Barrière entre les "deux" Chypre | EDON

Tous ces sujets illustrent la nature profondément interconnectée des problèmes actuels. Quelles sont pour EDON les principales tâches de l’internationalisme aujourd’hui ?

En ces temps difficiles, l’unité du mouvement international sur une base de classe et anti-impérialiste n’a jamais été aussi obligatoire. La classe travailleuse, avec la gauche en première ligne, a le devoir d’organiser et de mener les luttes. Malheureusement, de manière générale, la gauche est aujourd’hui très hétérogène et sur la défensive, situation à laquelle a contribué la retraite du mouvement communiste après la dissolution de la communauté des États socialistes.
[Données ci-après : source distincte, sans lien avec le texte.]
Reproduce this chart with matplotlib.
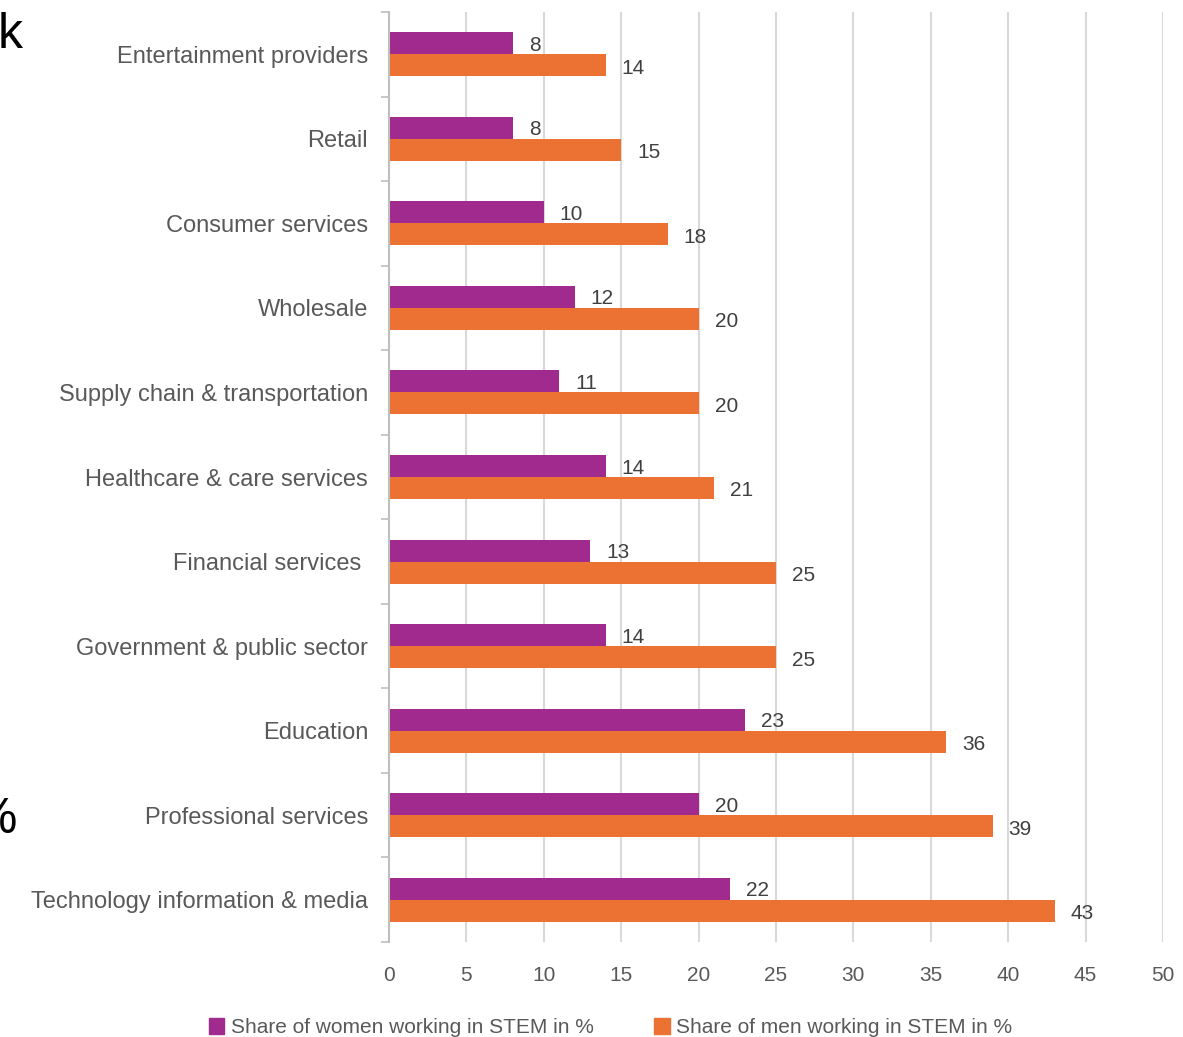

Néanmoins, la gauche peut et doit dans les conditions actuelles, être au premier rang des forces qui ne transigent pas avec l’injustice, l’impérialisme et l’impasse du capitalisme. La solidarité internationaliste et la coordination de l’action entre les organisations communistes et progressistes et le mouvement anti-impérialiste au plan mondial est une nécessité. La Fédération mondiale de la jeunesse démocratique doit rester en première ligne de cette lutte.

Les luttes de la gauche ne peuvent qu’être connectées à la perspective de la construction d’une société qualitativement supérieure qui est le socialisme. Une société qui abolisse l’exploitation, une société fondée sur la justice et la solidarité et qui soit centrée sur les peuples et leurs véritables besoins.